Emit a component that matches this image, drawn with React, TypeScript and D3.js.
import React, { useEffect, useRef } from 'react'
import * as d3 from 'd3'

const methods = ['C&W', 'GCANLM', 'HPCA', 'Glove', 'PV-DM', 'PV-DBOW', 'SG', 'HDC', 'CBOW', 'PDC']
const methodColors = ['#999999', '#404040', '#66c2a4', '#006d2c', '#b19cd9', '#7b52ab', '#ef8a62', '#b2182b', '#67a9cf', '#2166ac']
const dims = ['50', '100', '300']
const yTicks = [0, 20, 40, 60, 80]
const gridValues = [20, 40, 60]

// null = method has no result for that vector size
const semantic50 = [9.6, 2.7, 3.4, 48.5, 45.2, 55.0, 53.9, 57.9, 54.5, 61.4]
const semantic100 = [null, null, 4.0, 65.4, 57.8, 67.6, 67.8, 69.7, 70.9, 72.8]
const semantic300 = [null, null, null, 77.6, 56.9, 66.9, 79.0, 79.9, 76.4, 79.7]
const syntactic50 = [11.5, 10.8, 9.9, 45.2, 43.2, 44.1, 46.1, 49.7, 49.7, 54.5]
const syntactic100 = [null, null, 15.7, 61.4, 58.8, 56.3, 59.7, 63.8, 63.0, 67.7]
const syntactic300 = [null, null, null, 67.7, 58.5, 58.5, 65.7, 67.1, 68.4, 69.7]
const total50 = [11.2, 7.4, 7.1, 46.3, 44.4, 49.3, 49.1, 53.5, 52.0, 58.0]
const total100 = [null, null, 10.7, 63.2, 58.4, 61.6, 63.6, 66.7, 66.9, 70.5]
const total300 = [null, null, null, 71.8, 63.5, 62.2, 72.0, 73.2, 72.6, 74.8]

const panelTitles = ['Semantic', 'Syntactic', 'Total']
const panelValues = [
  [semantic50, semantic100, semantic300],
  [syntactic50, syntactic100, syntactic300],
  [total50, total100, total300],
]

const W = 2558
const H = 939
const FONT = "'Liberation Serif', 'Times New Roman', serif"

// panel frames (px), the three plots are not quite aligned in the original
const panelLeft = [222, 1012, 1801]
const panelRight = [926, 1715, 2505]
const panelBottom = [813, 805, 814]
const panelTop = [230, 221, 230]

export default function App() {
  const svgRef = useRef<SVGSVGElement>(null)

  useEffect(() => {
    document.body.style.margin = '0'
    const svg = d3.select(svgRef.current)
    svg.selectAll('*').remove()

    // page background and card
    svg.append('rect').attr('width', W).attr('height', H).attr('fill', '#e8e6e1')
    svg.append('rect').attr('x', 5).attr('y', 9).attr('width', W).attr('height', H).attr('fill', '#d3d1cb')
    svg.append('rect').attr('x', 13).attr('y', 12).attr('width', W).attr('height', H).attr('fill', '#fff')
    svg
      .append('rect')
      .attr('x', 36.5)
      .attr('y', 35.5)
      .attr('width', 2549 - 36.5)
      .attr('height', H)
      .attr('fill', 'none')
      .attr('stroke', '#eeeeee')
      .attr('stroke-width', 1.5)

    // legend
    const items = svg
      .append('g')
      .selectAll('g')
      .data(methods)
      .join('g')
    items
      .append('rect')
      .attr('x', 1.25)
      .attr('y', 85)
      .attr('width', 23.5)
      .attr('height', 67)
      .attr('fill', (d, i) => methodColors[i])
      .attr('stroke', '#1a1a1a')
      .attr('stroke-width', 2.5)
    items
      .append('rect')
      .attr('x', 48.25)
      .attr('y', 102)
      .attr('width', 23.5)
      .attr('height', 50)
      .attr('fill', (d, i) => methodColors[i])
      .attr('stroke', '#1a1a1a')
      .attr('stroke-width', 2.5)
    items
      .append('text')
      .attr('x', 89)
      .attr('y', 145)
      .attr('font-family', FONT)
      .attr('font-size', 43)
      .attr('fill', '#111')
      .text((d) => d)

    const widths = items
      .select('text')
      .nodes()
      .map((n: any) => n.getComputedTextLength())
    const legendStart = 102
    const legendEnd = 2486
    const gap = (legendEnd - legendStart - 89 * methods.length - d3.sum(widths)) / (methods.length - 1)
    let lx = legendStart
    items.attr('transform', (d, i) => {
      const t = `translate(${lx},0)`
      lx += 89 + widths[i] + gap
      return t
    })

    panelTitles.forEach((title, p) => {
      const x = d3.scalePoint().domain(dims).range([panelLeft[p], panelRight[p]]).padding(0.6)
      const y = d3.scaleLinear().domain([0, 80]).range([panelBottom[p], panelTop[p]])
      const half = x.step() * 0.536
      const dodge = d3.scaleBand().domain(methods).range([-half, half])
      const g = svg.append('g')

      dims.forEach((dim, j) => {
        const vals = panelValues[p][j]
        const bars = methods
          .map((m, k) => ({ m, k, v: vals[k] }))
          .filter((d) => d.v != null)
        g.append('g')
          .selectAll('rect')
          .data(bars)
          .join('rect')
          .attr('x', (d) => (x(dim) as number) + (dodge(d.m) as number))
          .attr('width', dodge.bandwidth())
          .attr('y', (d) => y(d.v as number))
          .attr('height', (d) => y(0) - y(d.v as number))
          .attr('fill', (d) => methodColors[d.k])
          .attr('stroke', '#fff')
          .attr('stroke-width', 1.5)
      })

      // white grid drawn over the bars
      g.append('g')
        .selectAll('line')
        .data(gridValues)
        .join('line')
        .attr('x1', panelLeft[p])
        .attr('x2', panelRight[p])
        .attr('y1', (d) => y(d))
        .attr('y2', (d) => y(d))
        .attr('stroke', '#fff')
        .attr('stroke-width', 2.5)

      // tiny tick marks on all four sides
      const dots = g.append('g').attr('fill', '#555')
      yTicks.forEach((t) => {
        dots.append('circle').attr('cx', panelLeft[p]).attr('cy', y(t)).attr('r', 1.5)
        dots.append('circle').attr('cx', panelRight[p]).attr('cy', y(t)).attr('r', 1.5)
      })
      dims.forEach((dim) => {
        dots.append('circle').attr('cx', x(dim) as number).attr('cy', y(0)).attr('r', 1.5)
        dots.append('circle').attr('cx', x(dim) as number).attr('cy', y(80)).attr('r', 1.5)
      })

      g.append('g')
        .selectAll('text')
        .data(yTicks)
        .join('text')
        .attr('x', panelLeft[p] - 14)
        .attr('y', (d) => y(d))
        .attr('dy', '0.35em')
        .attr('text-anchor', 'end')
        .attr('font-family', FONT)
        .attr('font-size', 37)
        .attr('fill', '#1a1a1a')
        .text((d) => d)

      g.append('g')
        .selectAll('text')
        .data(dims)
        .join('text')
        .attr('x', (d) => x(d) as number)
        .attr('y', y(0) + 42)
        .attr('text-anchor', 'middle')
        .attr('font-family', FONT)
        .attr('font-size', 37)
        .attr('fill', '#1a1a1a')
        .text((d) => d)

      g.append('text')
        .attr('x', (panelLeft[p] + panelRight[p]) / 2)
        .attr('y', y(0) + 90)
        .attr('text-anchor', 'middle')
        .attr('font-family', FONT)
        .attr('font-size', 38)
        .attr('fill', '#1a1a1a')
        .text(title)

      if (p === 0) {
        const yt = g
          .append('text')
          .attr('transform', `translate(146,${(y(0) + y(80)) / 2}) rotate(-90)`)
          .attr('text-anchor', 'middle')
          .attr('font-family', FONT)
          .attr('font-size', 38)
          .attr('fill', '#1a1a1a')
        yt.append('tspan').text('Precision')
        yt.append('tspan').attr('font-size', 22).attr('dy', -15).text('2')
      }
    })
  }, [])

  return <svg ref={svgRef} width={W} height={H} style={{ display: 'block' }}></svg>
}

______

• GIVEN REQUEST: Retype the material in full. Each word must match.

• ANSWER TO THIS PROBLEM:
Emit a component that matches this image, drawn with React, TypeScript and D3.js.
import React, { useEffect, useRef } from 'react'
import * as d3 from 'd3'

const methods = ['C&W', 'GCANLM', 'HPCA', 'Glove', 'PV-DM', 'PV-DBOW', 'SG', 'HDC', 'CBOW', 'PDC']
const methodColors = ['#999999', '#404040', '#66c2a4', '#006d2c', '#b19cd9', '#7b52ab', '#ef8a62', '#b2182b', '#67a9cf', '#2166ac']
const dims = ['50', '100', '300']
const yTicks = [0, 20, 40, 60, 80]
const gridValues = [20, 40, 60]

// null = method has no result for that vector size
const semantic50 = [9.6, 2.7, 3.4, 48.5, 45.2, 55.0, 53.9, 57.9, 54.5, 61.4]
const semantic100 = [null, null, 4.0, 65.4, 57.8, 67.6, 67.8, 69.7, 70.9, 72.8]
const semantic300 = [null, null, null, 77.6, 56.9, 66.9, 79.0, 79.9, 76.4, 79.7]
const syntactic50 = [11.5, 10.8, 9.9, 45.2, 43.2, 44.1, 46.1, 49.7, 49.7, 54.5]
const syntactic100 = [null, null, 15.7, 61.4, 58.8, 56.3, 59.7, 63.8, 63.0, 67.7]
const syntactic300 = [null, null, null, 67.7, 58.5, 58.5, 65.7, 67.1, 68.4, 69.7]
const total50 = [11.2, 7.4, 7.1, 46.3, 44.4, 49.3, 49.1, 53.5, 52.0, 58.0]
const total100 = [null, null, 10.7, 63.2, 58.4, 61.6, 63.6, 66.7, 66.9, 70.5]
const total300 = [null, null, null, 71.8, 63.5, 62.2, 72.0, 73.2, 72.6, 74.8]

const panelTitles = ['Semantic', 'Syntactic', 'Total']
const panelValues = [
  [semantic50, semantic100, semantic300],
  [syntactic50, syntactic100, syntactic300],
  [total50, total100, total300],
]

const W = 2558
const H = 939
const FONT = "'Liberation Serif', 'Times New Roman', serif"

// panel frames (px), the three plots are not quite aligned in the original
const panelLeft = [222, 1012, 1801]
const panelRight = [926, 1715, 2505]
const panelBottom = [813, 805, 814]
const panelTop = [230, 221, 230]

export default function App() {
  const svgRef = useRef<SVGSVGElement>(null)

  useEffect(() => {
    document.body.style.margin = '0'
    const svg = d3.select(svgRef.current)
    svg.selectAll('*').remove()

    // page background and card
    svg.append('rect').attr('width', W).attr('height', H).attr('fill', '#e8e6e1')
    svg.append('rect').attr('x', 5).attr('y', 9).attr('width', W).attr('height', H).attr('fill', '#d3d1cb')
    svg.append('rect').attr('x', 13).attr('y', 12).attr('width', W).attr('height', H).attr('fill', '#fff')
    svg
      .append('rect')
      .attr('x', 36.5)
      .attr('y', 35.5)
      .attr('width', 2549 - 36.5)
      .attr('height', H)
      .attr('fill', 'none')
      .attr('stroke', '#eeeeee')
      .attr('stroke-width', 1.5)

    // legend
    const items = svg
      .append('g')
      .selectAll('g')
      .data(methods)
      .join('g')
    items
      .append('rect')
      .attr('x', 1.25)
      .attr('y', 85)
      .attr('width', 23.5)
      .attr('height', 67)
      .attr('fill', (d, i) => methodColors[i])
      .attr('stroke', '#1a1a1a')
      .attr('stroke-width', 2.5)
    items
      .append('rect')
      .attr('x', 48.25)
      .attr('y', 102)
      .attr('width', 23.5)
      .attr('height', 50)
      .attr('fill', (d, i) => methodColors[i])
      .attr('stroke', '#1a1a1a')
      .attr('stroke-width', 2.5)
    items
      .append('text')
      .attr('x', 89)
      .attr('y', 145)
      .attr('font-family', FONT)
      .attr('font-size', 43)
      .attr('fill', '#111')
      .text((d) => d)

    const widths = items
      .select('text')
      .nodes()
      .map((n: any) => n.getComputedTextLength())
    const legendStart = 102
    const legendEnd = 2486
    const gap = (legendEnd - legendStart - 89 * methods.length - d3.sum(widths)) / (methods.length - 1)
    let lx = legendStart
    items.attr('transform', (d, i) => {
      const t = `translate(${lx},0)`
      lx += 89 + widths[i] + gap
      return t
    })

    panelTitles.forEach((title, p) => {
      const x = d3.scalePoint().domain(dims).range([panelLeft[p], panelRight[p]]).padding(0.6)
      const y = d3.scaleLinear().domain([0, 80]).range([panelBottom[p], panelTop[p]])
      const half = x.step() * 0.536
      const dodge = d3.scaleBand().domain(methods).range([-half, half])
      const g = svg.append('g')

      dims.forEach((dim, j) => {
        const vals = panelValues[p][j]
        const bars = methods
          .map((m, k) => ({ m, k, v: vals[k] }))
          .filter((d) => d.v != null)
        g.append('g')
          .selectAll('rect')
          .data(bars)
          .join('rect')
          .attr('x', (d) => (x(dim) as number) + (dodge(d.m) as number))
          .attr('width', dodge.bandwidth())
          .attr('y', (d) => y(d.v as number))
          .attr('height', (d) => y(0) - y(d.v as number))
          .attr('fill', (d) => methodColors[d.k])
          .attr('stroke', '#fff')
          .attr('stroke-width', 1.5)
      })

      // white grid drawn over the bars
      g.append('g')
        .selectAll('line')
        .data(gridValues)
        .join('line')
        .attr('x1', panelLeft[p])
        .attr('x2', panelRight[p])
        .attr('y1', (d) => y(d))
        .attr('y2', (d) => y(d))
        .attr('stroke', '#fff')
        .attr('stroke-width', 2.5)

      // tiny tick marks on all four sides
      const dots = g.append('g').attr('fill', '#555')
      yTicks.forEach((t) => {
        dots.append('circle').attr('cx', panelLeft[p]).attr('cy', y(t)).attr('r', 1.5)
        dots.append('circle').attr('cx', panelRight[p]).attr('cy', y(t)).attr('r', 1.5)
      })
      dims.forEach((dim) => {
        dots.append('circle').attr('cx', x(dim) as number).attr('cy', y(0)).attr('r', 1.5)
        dots.append('circle').attr('cx', x(dim) as number).attr('cy', y(80)).attr('r', 1.5)
      })

      g.append('g')
        .selectAll('text')
        .data(yTicks)
        .join('text')
        .attr('x', panelLeft[p] - 14)
        .attr('y', (d) => y(d))
        .attr('dy', '0.35em')
        .attr('text-anchor', 'end')
        .attr('font-family', FONT)
        .attr('font-size', 37)
        .attr('fill', '#1a1a1a')
        .text((d) => d)

      g.append('g')
        .selectAll('text')
        .data(dims)
        .join('text')
        .attr('x', (d) => x(d) as number)
        .attr('y', y(0) + 42)
        .attr('text-anchor', 'middle')
        .attr('font-family', FONT)
        .attr('font-size', 37)
        .attr('fill', '#1a1a1a')
        .text((d) => d)

      g.append('text')
        .attr('x', (panelLeft[p] + panelRight[p]) / 2)
        .attr('y', y(0) + 90)
        .attr('text-anchor', 'middle')
        .attr('font-family', FONT)
        .attr('font-size', 38)
        .attr('fill', '#1a1a1a')
        .text(title)

      if (p === 0) {
        const yt = g
          .append('text')
          .attr('transform', `translate(146,${(y(0) + y(80)) / 2}) rotate(-90)`)
          .attr('text-anchor', 'middle')
          .attr('font-family', FONT)
          .attr('font-size', 38)
          .attr('fill', '#1a1a1a')
        yt.append('tspan').text('Precision')
        yt.append('tspan').attr('font-size', 22).attr('dy', -15).text('2')
      }
    })
  }, [])

  return <svg ref={svgRef} width={W} height={H} style={{ display: 'block' }}></svg>
}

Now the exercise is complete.